The formation of the reaction sub products was monitored by liquid chromatography (HPLC) with an Agilent 1200 chromatographer and a ZORBAX SB-C18 (3.0 mm × 150 mm × 3.5 μm) column in reverse phase. Water was employed as the mobile phase. The measurements were carried out with a 0.4 mL min⁻¹ flux rate, column temperature of 30 °C and 10 μL injection. A UV-Vis detector at 210 nm was used to monitor the by-products of the reaction. Calibration curves for phenol, catechol and hydroquinone molecules were obtained with solutions of 0, 20, 50, 100, 250 and 500 mg L⁻¹ prepared from a parent solution at a concentration of 1 g L⁻¹. The measurements were done by triplicate for each of the solutions.

3. Results and discussion

3.1 MOF-808@(amino) acid functionalization and characterization

As described by Furukawa et al.^69,70 for the first time, the crystal structure of MOF-808 meets the pore-space metrics parameters to install amino-acid and metal-amino-acid sites after its post-synthetic functionalization and metalation.⁵¹ Just as a brief review, the crystal structure of MOF-808 is built up from the coordination of the archetypal hexanuclear Zr₆O₄(OH)₄(–COO)₆(HCOO)₆ clusters.⁷¹ Each of these inorganic secondary building blocks (SBU) has twelve exchangeable coordination sites, six of them bonded to the trimesate (BTC) organic linkers. The peripheral sites of the equatorial plane of the clusters are occupied by easily exchangeable modulator molecules (i.e. formate). Indeed, in this work we have decorated these positions with amino acids as histidine (MOF-808@His), cysteine (MOF-808@Cys), histidine–cysteine (MOF-808@HisCys), mercaptosuccinic acid (MOF-808@Msc), or natural acids as malic acid (MOF-808@Mal) or citric acids (MOF-808@Cit) following the water based solvent assisted installation (SALI) protocol recently reported by A. Valverde et al.,⁵¹ to later, install copper ions with different coordination environments and clustering degrees via adsorption from water solutions.

MOF-808@(amino) acid samples after SALI and before metalation were fully characterized by X-ray powder diffraction, Raman spectroscopy, thermogravimetric analysis and N₂ adsorption at 77 K. As concluded from the XRD data, the crystallinity, the position, and the relative intensity of the diffraction maxima for MOF-808@(amino) acids remain similar to the ones of the parent material (Fig. 1a). As expected, the disorder of the installed (amino) acid function slightly modifies the main XRD signature of the compounds. This fact is specially observed in the intensity ratio between the diffraction maxima located at low 2θ (°) values. We have tried to obtain some information from the Rietveld refinement of the XRD data of the parent and (amino)acid decorated materials, but the intensity differences are too small to enable a reasonable structural refinement including the atomic positions coming from the MOF-808 framework, together with the ones accounting the (amino)acid molecules.
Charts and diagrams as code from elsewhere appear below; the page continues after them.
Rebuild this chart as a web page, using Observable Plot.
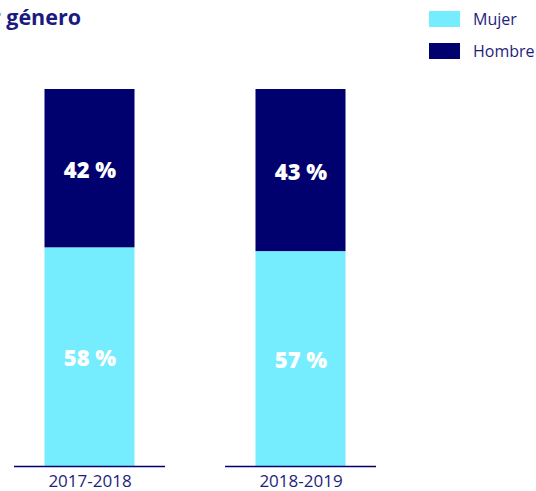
<!DOCTYPE html>
<html>
<head>
<meta charset="utf-8">
<script src="https://cdn.jsdelivr.net/npm/d3@7"></script>
<script src="https://cdn.jsdelivr.net/npm/@observablehq/plot@0.6"></script>
<style>
  html, body { margin: 0; padding: 0; background: #fff; overflow: hidden; }
  #wrap { position: relative; width: 536px; height: 491px; font-family: "Open Sans", sans-serif; }
  #title { position: absolute; right: 455px; top: 2px; white-space: nowrap; font-weight: 700; font-size: 21.5px; color: #1a1a80; }
  .leg { position: absolute; left: 429px; display: flex; align-items: center; font-size: 16px; color: #1e1e7e; }
  .sw { width: 31px; height: 16px; margin-right: 13px; }
</style>
</head>
<body>
<div id="wrap">
  <div id="chart"></div>
  <div id="title">Distribución por género</div>
  <div id="legend"></div>
</div>
<script>
const periods = ["2017-2018", "2018-2019"];
const genders = ["Mujer", "Hombre"];
const mujer = [58, 57];
const hombre = [42, 43];
const colors = ["#75edff", "#00006e"];

const rows = [];
periods.forEach((p, i) => {
  rows.push({period: p, gender: "Mujer", value: mujer[i]});
  rows.push({period: p, gender: "Hombre", value: hombre[i]});
});

const chart = Plot.plot({
  width: 536,
  height: 491,
  marginTop: 89,
  marginBottom: 25,
  marginLeft: 14,
  marginRight: 159,
  style: {fontFamily: "'Open Sans', sans-serif", background: "white"},
  x: {domain: periods, paddingInner: 0.283, paddingOuter: 0, label: null},
  y: {domain: [0, 100], axis: null},
  color: {domain: genders, range: colors},
  marks: [
    Plot.barY(rows, Plot.stackY({x: "period", y: "value", fill: "gender", order: genders, insetLeft: 30.5, insetRight: 30.5})),
    Plot.text(rows, Plot.stackY({x: "period", y: "value", z: "gender", order: genders, text: d => d.value + " %", fill: "white", fontSize: 22, fontWeight: 800, dy: 2})),
    Plot.tickY(periods, {x: d => d, y: 0, stroke: "#00006e", strokeWidth: 1.5}),
    Plot.axisX({tickSize: 0, tickPadding: 8, fontSize: 17, color: "#1e1e7e", label: null})
  ]
});
document.getElementById("chart").appendChild(chart);

const legend = document.getElementById("legend");
genders.forEach((g, i) => {
  const item = document.createElement("div");
  item.className = "leg";
  item.style.top = (8 + i * 32) + "px";
  item.innerHTML = `<div class="sw" style="background:${colors[i]}"></div><span>${g}</span>`;
  legend.appendChild(item);
});
</script>
</body>
</html>
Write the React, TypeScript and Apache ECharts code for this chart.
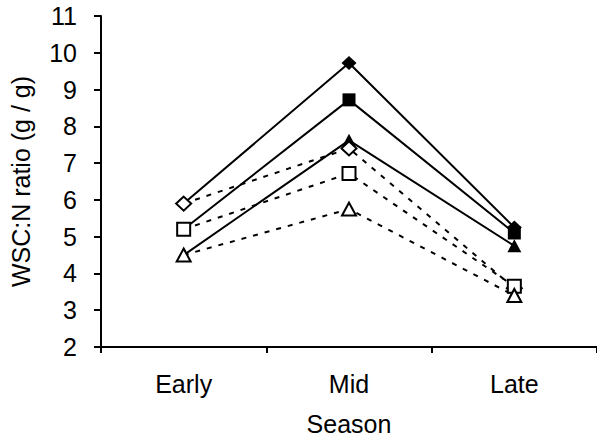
import React, { useEffect, useRef } from "react";
import * as echarts from "echarts";

// Growing season stages on the x axis
const seasons = ["Early", "Mid", "Late"];

// WSC:N ratio (g / g) per treatment; filled markers on solid lines
const filledDiamond = [5.9, 9.72, 5.25];
const filledSquare = [5.2, 8.72, 5.1];
const filledTriangle = [4.5, 7.62, 4.75];

// Open markers on dashed lines
const openDiamond = [5.9, 7.4, 3.6];
const openSquare = [5.2, 6.72, 3.65];
const openTriangle = [4.5, 5.75, 3.4];

const FONT = "'Liberation Sans', Arial, sans-serif";
const FS = 25;

type SeriesDef = {
  name: string;
  data: number[];
  symbol: string;
  size: number | number[];
  filled: boolean;
};

const defs: SeriesDef[] = [
  { name: "A", data: filledDiamond, symbol: "diamond", size: [15, 14], filled: true },
  { name: "B", data: filledSquare, symbol: "rect", size: 13, filled: true },
  { name: "C", data: filledTriangle, symbol: "triangle", size: [14, 13], filled: true },
  { name: "D", data: openDiamond, symbol: "diamond", size: [15, 14], filled: false },
  { name: "E", data: openSquare, symbol: "rect", size: 13, filled: false },
  { name: "F", data: openTriangle, symbol: "triangle", size: [14, 13], filled: false },
];

export default function App() {
  const ref = useRef<HTMLDivElement>(null);

  useEffect(() => {
    if (!ref.current) return;
    const chart = echarts.init(ref.current, null, { renderer: "svg" });

    const series = defs.map((d) => ({
      name: d.name,
      type: "line",
      data: d.data,
      symbol: d.symbol,
      symbolSize: d.size,
      showAllSymbol: true,
      lineStyle: {
        color: "#000",
        width: 2,
        type: d.filled ? "solid" : [5, 7],
      },
      itemStyle: {
        color: d.filled ? "#000" : "#fff",
        borderColor: "#000",
        borderWidth: d.filled ? 0 : 2,
        opacity: 1,
      },
      emphasis: { disabled: true },
    }));

    chart.setOption({
      animation: false,
      backgroundColor: "#fff",
      grid: { left: 101, top: 16, width: 504, height: 331, containLabel: false },
      xAxis: {
        type: "category",
        data: seasons,
        boundaryGap: true,
        name: "Season",
        nameLocation: "middle",
        nameGap: 64,
        nameTextStyle: { color: "#000", fontSize: FS, fontFamily: FONT },
        axisLine: { lineStyle: { color: "#000", width: 2 } },
        axisTick: { show: true, inside: false, length: 6, lineStyle: { color: "#000", width: 2 } },
        axisLabel: { color: "#000", fontSize: FS, fontFamily: FONT, margin: 24 },
        splitLine: { show: false },
      },
      yAxis: {
        type: "value",
        min: 2,
        max: 11,
        interval: 1,
        name: "WSC:N ratio (g / g)",
        nameLocation: "middle",
        nameGap: 68,
        nameRotate: 90,
        nameTextStyle: { color: "#000", fontSize: FS, fontFamily: FONT },
        axisLine: { show: true, lineStyle: { color: "#000", width: 2 } },
        axisTick: { show: true, inside: false, length: 7, lineStyle: { color: "#000", width: 2 } },
        axisLabel: { color: "#000", fontSize: FS, fontFamily: FONT, margin: 24 },
        splitLine: { show: false },
      },
      series,
    });

    return () => chart.dispose();
  }, []);

  return (
    <div
      ref={ref}
      style={{ position: "fixed", left: 0, top: 0, width: 597, height: 441, background: "#fff" }}
    />
  );
}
Fig. 1 (a) X-ray powder diffraction patterns and (b) N₂ adsorption isotherms (77 K) of parent MOF-808 and MOF-808 (amino) acid functionalized materials.

In addition, the degree of hydration of each of the materials can vary, affecting as well to the XRD-data. For instance, the XRD patterns simulated from MOF-808 models with C₁, C₂ and C₃ modulator molecules, or varying the hydration degree of the material, show that both parameters affect very weakly the intensity ratio of the low 2θ (°) diffraction maxima (Fig. S40†). All in all, the weak XRD signature arising from the amino acids, together with their high degree of disorder once installed in the pore matrix, hinder their location via powder X-ray diffraction data. Thus, we move to the spectroscopic characterization of our system, in order to gain complementary information.
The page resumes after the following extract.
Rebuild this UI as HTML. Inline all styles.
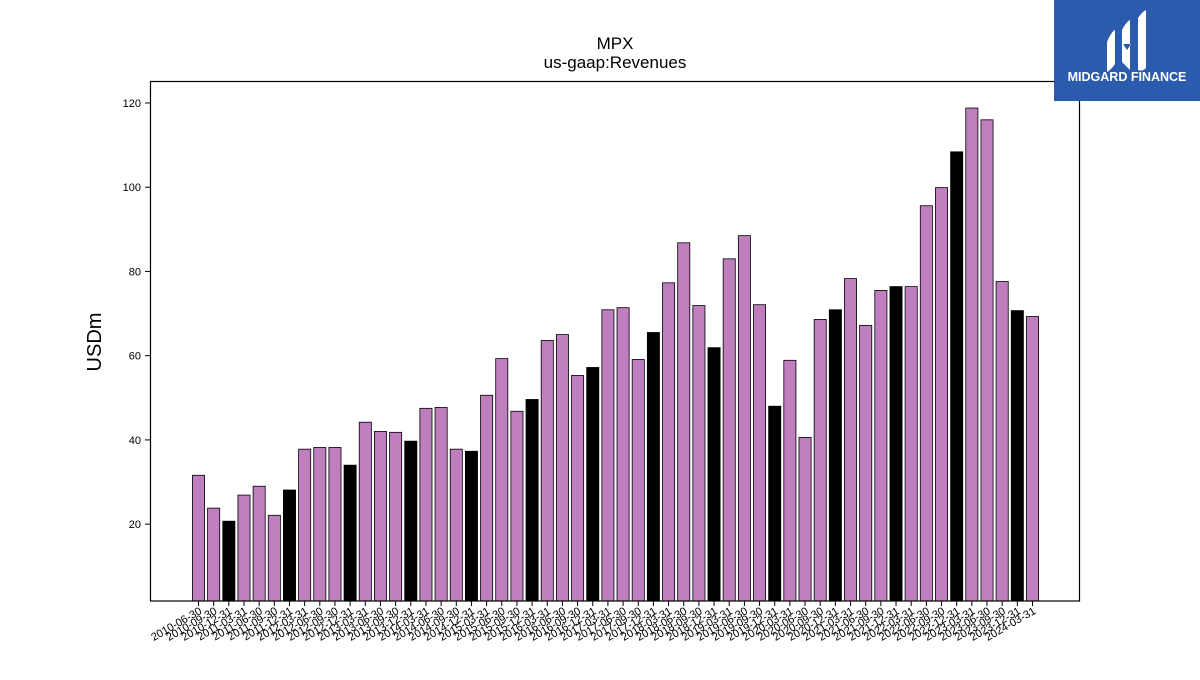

Raman spectroscopy confirms the presence of the characteristic bands for the amino groups for amino-acid molecules. For di and tricarboxylic functions as Msc and Cit, the Raman band of non-coordinated carboxyl groups is also observed after their installation into the MOF-808 (Fig. S20–S26†). This evidence points out that in addition from the carboxyl bridging, there are non-coordinated –COOH groups pointing to the pore space of the material. Significant variations in the Raman bands associated to the parent materials after its modification are not observed. A slight reduction of the surface area after the SALI was found (Fig. 1b).⁵¹ Linker defects on the MOF-808 material were determined by analysing the weight loss associated to the trimesate linker (BTC) calcination step in the thermogravimetric analysis, as explained in detail in our previous work and in the ESI file (Fig. S12†). The same protocol could not be applied to the functionalized samples, due to the high overlapping of the weight losses associated to the amino acid/carboxyl acid functionalities, and trimesate organic molecules (Fig. S13†). Indeed, the thermal decomposition of MOF-808 is significantly affected by the incorporation of the (amino) acid groups, as detailed in the ESI file (section S1.3†). Although we do not dismiss that BTC could be partially replaced by the (amino) acids during SALI, the BTC : (amino) acid molar ratio for each sample was obtained from the integration of the proton signatures of BTC and (amino) acid in the ¹H-NMR spectra of the digested samples (section S1.2†). Considering all the above-explained characterization, the general empirical formula: [Zr₆O_4.08(OH)_4.08(BTC)_1.92((amino) acid)_x(OH)_6−x(H₂O)_6−x], can be proposed for our system; where x is the amino acid molecules installation per zirconium hexanuclear cluster (Table 1).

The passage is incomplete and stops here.